FIELD MEASUREMENTS OF MAFIC ENCLAVE POPULATION DENSITY AT CHAOS CRAGS, LASSEN VOLCANIC NATIONAL PARK, CA AND IMPLICATIONS FOR MAGMA MIXING

Magma mixing is an important process in the evolution of arc-related rocks and is widely recognized as a potential trigger for explosive eruptions. Mafic enclaves present in many intermediate to silicic rocks generally are interpreted to represent replenishment of a silicic magma body by mafic magma. Chaos Crags which formed in a single eruptive episode 1103 ± 13 years ago is a good example of such mixing. Eruptive products include: three pyroclastic flows, a pumice fall and six hornblende-biotite dacite domes (A-F).

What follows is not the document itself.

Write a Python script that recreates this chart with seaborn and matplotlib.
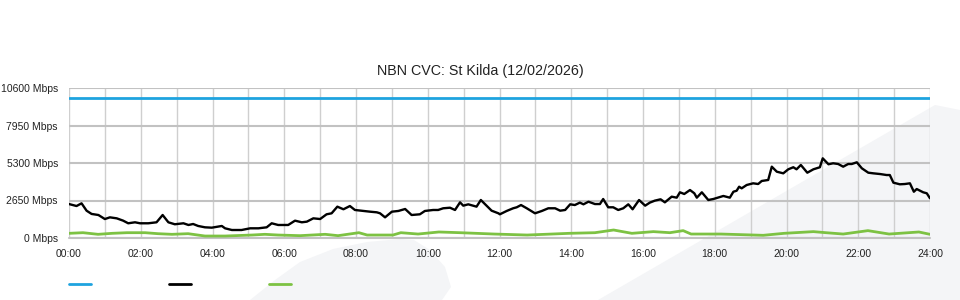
import matplotlib
matplotlib.use("Agg")
import matplotlib.pyplot as plt
from matplotlib.patches import Polygon
from matplotlib.lines import Line2D
import seaborn as sns
import pandas as pd
import numpy as np

# ---------------- data ----------------
title = "NBN CVC: St Kilda (12/02/2026)"
capacity_hours = [0, 24]
capacity_mbps = [9900, 9900]

traffic_hours = [0.00, 0.21, 0.35, 0.49, 0.63, 0.82, 1.00, 1.14, 1.33, 1.51, 1.65, 1.84, 1.98,
                 2.21, 2.44, 2.61, 2.77, 2.95, 3.19, 3.33, 3.46, 3.60, 3.79, 3.98, 4.26, 4.35,
                 4.54, 4.81, 5.05, 5.28, 5.51, 5.65, 5.83, 5.97, 6.11, 6.30, 6.49, 6.63, 6.81,
                 7.00, 7.18, 7.32, 7.48, 7.65, 7.83, 7.97, 8.20, 8.39, 8.58, 8.67, 8.81, 9.00,
                 9.18, 9.37, 9.55, 9.78, 9.92, 10.15, 10.29, 10.43, 10.62, 10.76, 10.90, 10.99,
                 11.13, 11.36, 11.48, 11.64, 11.78, 11.97, 12.01, 12.20, 12.38, 12.48, 12.60,
                 12.76, 12.99, 13.18, 13.36, 13.55, 13.69, 13.83, 13.97, 14.10, 14.24, 14.34,
                 14.48, 14.66, 14.80, 14.89, 15.03, 15.17, 15.31, 15.45, 15.59, 15.71, 15.89,
                 16.06, 16.19, 16.33, 16.49, 16.61, 16.80, 16.94, 17.03, 17.15, 17.31, 17.43,
                 17.50, 17.64, 17.82, 17.96, 18.24, 18.42, 18.52, 18.61, 18.68, 18.75, 18.89,
                 19.07, 19.21, 19.31, 19.49, 19.59, 19.73, 19.91, 20.05, 20.19, 20.28, 20.40,
                 20.58, 20.75, 20.93, 21.01, 21.17, 21.30, 21.44, 21.58, 21.72, 21.82, 21.96,
                 22.10, 22.28, 22.42, 22.61, 22.79, 22.88, 22.98, 23.16, 23.30, 23.44, 23.55,
                 23.63, 23.81, 23.91, 24.00]
traffic_mbps = [2400, 2260, 2450, 1930, 1700, 1625, 1340, 1460, 1390, 1225, 1040, 1110, 1040,
                1040, 1110, 1625, 1110, 970, 1040, 920, 990, 850, 755, 730, 850, 685,
                565, 565, 685, 685, 755, 1040, 920, 920, 920, 1225, 1110, 1155, 1390,
                1340, 1675, 1745, 2215, 2030, 2260, 1980, 1910, 1860, 1815, 1745, 1460, 1860,
                1910, 2050, 1625, 1675, 1910, 1980, 1980, 2100, 2140, 1980, 2520, 2285,
                2380, 2215, 2685, 2285, 1930, 1745, 1675, 1910, 2100, 2170, 2330,
                2100, 1745, 1910, 2100, 2100, 1930, 1980, 2380, 2330, 2500, 2380,
                2565, 2400, 2400, 2755, 2170, 2170, 1980, 2100, 2380, 2030, 2685,
                2285, 2500, 2640, 2735, 2520, 2920, 2850, 3230, 3110, 3390, 3160,
                2850, 3230, 2685, 2755, 2970, 2850, 3270, 3340, 3625, 3510, 3745,
                3865, 3815, 4030, 4100, 5040, 4685, 4570, 4855, 5000, 4855, 5160,
                4615, 4855, 5000, 5630, 5210, 5280, 5230, 5040, 5230, 5230, 5350,
                4925, 4615, 4570, 4520, 4450, 4450, 3910, 3795, 3815, 3865, 3270,
                3460, 3230, 3160, 2805]

other_hours = [0.00, 0.39, 0.81, 1.20, 1.62, 2.12, 2.48, 2.87, 3.32, 3.79, 4.35, 5.10, 5.46,
               5.83, 6.44, 7.14, 7.50, 8.08, 8.31, 9.03, 9.25, 9.73, 10.31, 10.90, 11.85,
               12.77, 13.46, 13.94, 14.66, 15.18, 15.69, 16.29, 16.75, 17.12, 17.34, 18.17,
               19.35, 19.93, 20.75, 21.10, 21.58, 22.27, 22.86, 23.69, 24.00]
other_mbps = [330, 375, 260, 330, 375, 375, 305, 260, 305, 140, 140, 210, 260,
              210, 165, 260, 165, 375, 210, 210, 375, 280, 425, 375, 280,
              210, 280, 330, 375, 565, 330, 450, 375, 520, 280, 280,
              190, 330, 450, 375, 280, 520, 280, 425, 260]

y_ticks = [0, 2650, 5300, 7950, 10600]
y_labels = [f"{v} Mbps" for v in y_ticks]
x_ticks = list(range(0, 25, 2))
x_labels = [f"{h:02d}:00" for h in x_ticks]

# ---------------- styling ----------------
sns.set_style("white")
plt.rcParams["font.family"] = ["Liberation Sans", "DejaVu Sans"]

W, H = 960, 300
fig = plt.figure(figsize=(9.6, 3.0), dpi=100)
fig.patch.set_facecolor("white")

# light watermark shapes in the background (pixel coords, y downwards)
def px(points):
    return [(x / W, 1 - y / H) for x, y in points]

wm_color = "#f4f5f7"
shape1 = [(250, 300), (275, 280), (300, 262), (333, 249), (367, 242), (400, 239), (414, 240),
          (430, 250), (445, 267), (451, 287), (442, 300)]
shape2 = [(598, 300), (935, 105), (960, 110), (960, 300)]
for sh in (shape1, shape2):
    fig.patches.append(Polygon(px(sh), closed=True, transform=fig.transFigure,
                               facecolor=wm_color, edgecolor="none", zorder=-5))

ax = fig.add_axes([69 / W, 62 / H, (930 - 69) / W, 150 / H])
ax.set_zorder(2)
ax.set_facecolor("none")
ax.patch.set_alpha(0)

blue = "#1ea3df"
black = "#000000"
green = "#7dc243"

df_cap = pd.DataFrame({"hour": capacity_hours, "mbps": capacity_mbps})
df_tr = pd.DataFrame({"hour": traffic_hours, "mbps": traffic_mbps})
df_ot = pd.DataFrame({"hour": other_hours, "mbps": other_mbps})

sns.lineplot(data=df_cap, x="hour", y="mbps", ax=ax, color=blue, linewidth=2.0, zorder=5)
sns.lineplot(data=df_tr, x="hour", y="mbps", ax=ax, color=black, linewidth=1.7, zorder=6)
sns.lineplot(data=df_ot, x="hour", y="mbps", ax=ax, color=green, linewidth=2.0, zorder=5)

ax.set_xlim(0, 24)
ax.set_ylim(0, 10600)
ax.set_xlabel("")
ax.set_ylabel("")

ax.set_xticks(x_ticks)
ax.set_xticklabels(x_labels)
ax.set_xticks(range(0, 25), minor=True)
ax.set_yticks(y_ticks)
ax.set_yticklabels(y_labels)

ax.tick_params(axis="x", which="major", length=5, width=1, color="#c0c0c0",
               labelsize=7.5, pad=3, labelcolor="#222222")
ax.tick_params(axis="x", which="minor", length=0)
ax.tick_params(axis="y", length=0, labelsize=7.5, pad=8, labelcolor="#222222")

ax.grid(True, axis="x", which="both", color="#cfcfcf", linewidth=1.0, zorder=1)
ax.grid(True, axis="y", which="major", color="#c2c2c2", linewidth=1.5, zorder=1)
ax.set_axisbelow(True)
for s in ax.spines.values():
    s.set_visible(False)
ax.axhline(0, color="#c2c2c2", linewidth=1.5, zorder=1, clip_on=False)

fig.text(0.5, 1 - 71 / H, title, ha="center", va="center", fontsize=10.3, color="#222222")

# legend (swatches only, no labels)
handles = [Line2D([], [], color=blue, linewidth=2.0),
           Line2D([], [], color=black, linewidth=2.0),
           Line2D([], [], color=green, linewidth=2.0)]
fig.legend(handles, ["", "", ""], ncol=3, loc="center left",
           bbox_to_anchor=(69 / W, 1 - 285 / H), frameon=False, fontsize=8,
           handlelength=2.0, handletextpad=0.0, columnspacing=7.0,
           borderpad=0, borderaxespad=0)

fig.savefig("out.png", dpi=100, facecolor="white")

The early pyroclastic deposits, and domes A and B have visibly fewer enclaves and less petrographic evidence of enclave disaggregation than the later domes C–F. The composition of the host dacite decreases from about 69.5% SiO₂ in dome B to about 68 wt % SiO₂ in dome F. Here we present field measurements showing the change in the volume of mafic enclaves in domes B–F. Two methods were used to determine volume percent of enclaves in the dacites: (1) point counting of all enclaves bigger than about 1 cm on outcrops using a 100 point grid, and (2) digital evaluation of enclave size distribution using Image J and CSD Corrections.

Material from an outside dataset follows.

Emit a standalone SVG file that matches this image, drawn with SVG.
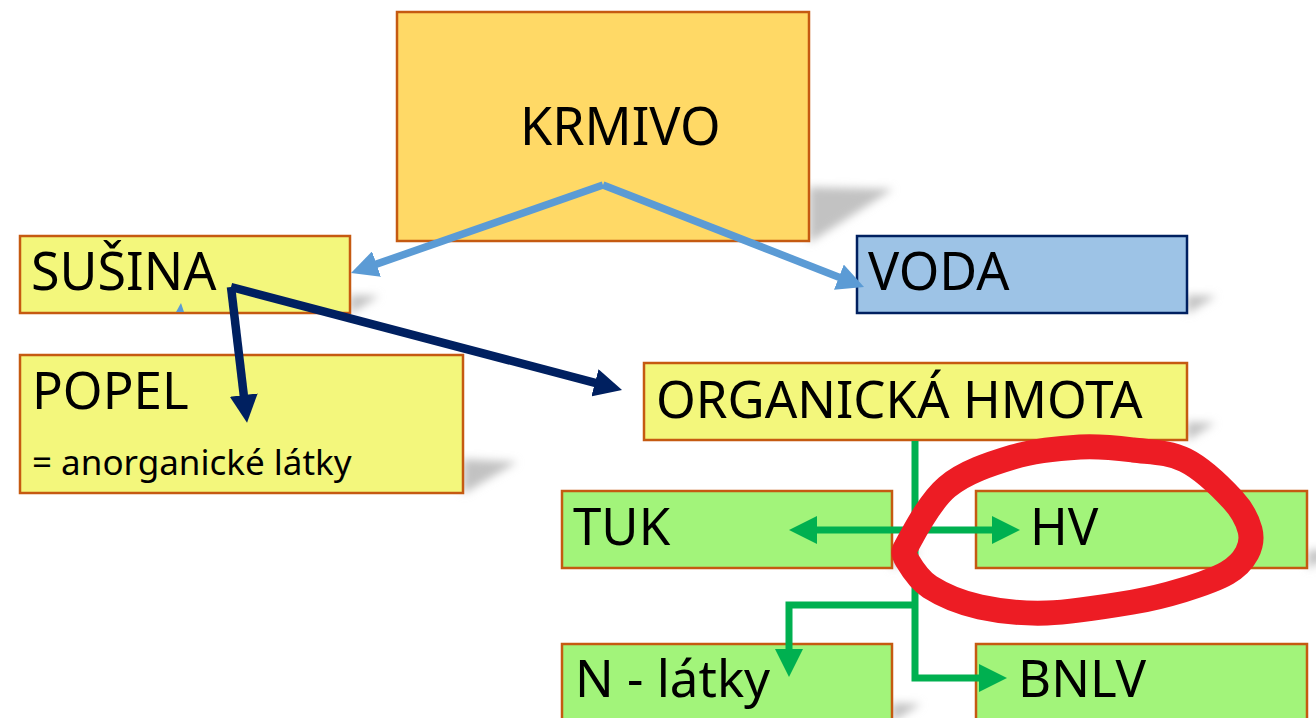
<svg xmlns="http://www.w3.org/2000/svg" width="1316" height="718" viewBox="0 0 1316 718">
<style>
.box{stroke:#C55A11;stroke-width:2.5}
.krm{fill:#FFD966}
.yel{fill:#F3F77C}
.grn{fill:#A2F47A}
.blu{fill:#9DC3E6;stroke:#002060;stroke-width:2.5}
.t{font-family:"Noto Sans","Open Sans","Liberation Sans",sans-serif;fill:#000}
.big{font-size:51px}
.sm{font-size:35px}
.sh{fill:#c2c2c2;filter:url(#blur)}
.cb{stroke:#5B9BD5;stroke-width:7.5;fill:none}
.cn{stroke:#002060;stroke-width:8.5;fill:none}
.cg{stroke:#00B050;stroke-width:7;fill:none}
</style>
<defs>
<filter id="blur" x="-50%" y="-50%" width="200%" height="200%"><feGaussianBlur stdDeviation="4"/></filter>
<marker id="ab" markerUnits="userSpaceOnUse" markerWidth="27" markerHeight="27" refX="7" refY="13.5" orient="auto"><path d="M0,0 L27,13.5 L0,27 z" fill="#5B9BD5"/></marker>
<marker id="an" markerUnits="userSpaceOnUse" markerWidth="28" markerHeight="28" refX="8" refY="14" orient="auto"><path d="M0,0 L28,14 L0,28 z" fill="#002060"/></marker>
<marker id="ag" markerUnits="userSpaceOnUse" markerWidth="28" markerHeight="28" refX="8" refY="14" orient="auto-start-reverse"><path d="M0,0 L28,14 L0,28 z" fill="#00B050"/></marker>
</defs>
<rect width="1316" height="718" fill="#fff"/>
<g id="shadows">
<polygon class="sh" points="809,187 893,189 809,243"/>
<polygon class="sh" points="350,295 379,296 350,314"/>
<polygon class="sh" points="1187,295 1216,296 1187,314"/>
<polygon class="sh" points="463,459 517,462 463,494"/>
<polygon class="sh" points="1187,422 1215,423 1187,441"/>
<polygon class="sh" points="892,550 921,551 892,569"/>
<polygon class="sh" points="1308,550 1337,551 1308,569"/>
<polygon class="sh" points="892,703 921,704 892,722"/>
</g>
<g id="krmivo"><rect class="box krm" x="397" y="12" width="412" height="229"/><text class="t big" x="520" y="145" style="font-size:52px">KRMIVO</text></g>
<g id="susina"><rect class="box yel" x="20" y="236" width="330" height="77"/><text class="t big" x="31" y="290" style="font-size:52px">SUŠINA</text></g>
<g id="voda"><rect class="blu" x="857" y="236" width="330" height="77"/><text class="t big" x="868" y="290" style="font-size:52px">VODA</text></g>
<g id="popel"><rect class="box yel" x="20" y="355" width="443" height="138"/><text class="t big" x="32" y="409">POPEL</text><text class="t sm" x="32" y="475">= anorganické látky</text></g>
<g id="organicka"><rect class="box yel" x="644" y="363" width="543" height="77"/><text class="t big" x="656" y="418">ORGANICKÁ HMOTA</text></g>
<g id="tuk"><rect class="box grn" x="562" y="491" width="330" height="77"/><text class="t big" x="573" y="545">TUK</text></g>
<g id="hv"><rect class="box grn" x="976" y="491" width="331" height="77"/><text class="t big" x="1030" y="545">HV</text></g>
<g id="nlatky"><rect class="box grn" x="562" y="644" width="330" height="82"/><text class="t big" x="575" y="697">N - látky</text></g>
<g id="bnlv"><rect class="box grn" x="976" y="644" width="331" height="82"/><text class="t big" x="1018" y="697">BNLV</text></g>
<g id="connectors">
<path class="cb" d="M603,185 L369.9,266.4" marker-end="url(#ab)"/>
<path class="cb" d="M603,185 L845.4,279.7" marker-end="url(#ab)"/>
<polygon points="176,312 184,312 181,303" fill="#5B9BD5"/>
<path class="cn" d="M231,287 L244.7,403" marker-end="url(#an)"/>
<path class="cn" d="M231,287 L602.7,384.9" marker-end="url(#an)"/>
<path class="cg" d="M809,530 L1000,530" marker-start="url(#ag)" marker-end="url(#ag)"/>
<path class="cg" d="M915,441 V678 H987" marker-end="url(#ag)"/>
<path class="cg" d="M915,605 H789 V657" marker-end="url(#ag)"/>
</g>
<g id="highlight">
<path d="M906,547 C912.7,534.8 929.2,502 947,487 C964.8,472 990.8,463.7 1013,457 C1035.2,450.3 1060,448.2 1080,447 C1100,445.8 1115.5,447.8 1133,450 C1150.5,452.2 1168.3,451.7 1185,460 C1201.7,468.3 1222.2,488.3 1233,500 C1243.8,511.7 1247.7,521.2 1250,530 C1252.3,538.8 1250.8,545.8 1247,553 C1243.2,560.2 1237.7,566.8 1227,573 C1216.3,579.2 1198.7,585.2 1183,590 C1167.3,594.8 1155.7,598.2 1133,602 C1110.3,605.8 1072.5,612.2 1047,613 C1021.5,613.8 999.5,611.3 980,607 C960.5,602.7 942.2,594.8 930,587 C917.8,579.2 911,566.7 907,560 C903,553.3 903,552 906,547 Z" fill="none" stroke="#ED1C24" stroke-width="25" stroke-linejoin="round"/>
</g>
</svg>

Multiple measurements were taken in well-exposed talus or dome-collapse deposits. We assume that the talus represents a natural average of the population density of enclaves throughout the domes. The average volume percents of mafic enclaves determined by point counting are 2.7% (dome B), 9.4% (dome C), 12.7% (dome D), 14.3% (dome E), and 16.4% (dome F). The average volume percents determined digitally are 2.4% (dome B), 3.7% (dome C), 10.1% (dome D), 6.5% (dome E), and 7.1% (dome F). Lower values derived using CSD Corrections may be due to difficulties in identifying all enclaves in digital images, and choosing appropriate average values for roundness and axes for the enclaves. Determining which of the methods is a more reliable measure of volume percent will require careful field measurement of enclave shape and preferred orientation. Our results indicate that the proportion of mafic enclaves in the erupted dacite increased continuously during the eruption and correlates with the increasing petrographic and chemical evidence of enclave disaggregation. In combination with other data the enclave abundances provide clues to the dynamic nature of the magma mixing process in the Chaos Crags system.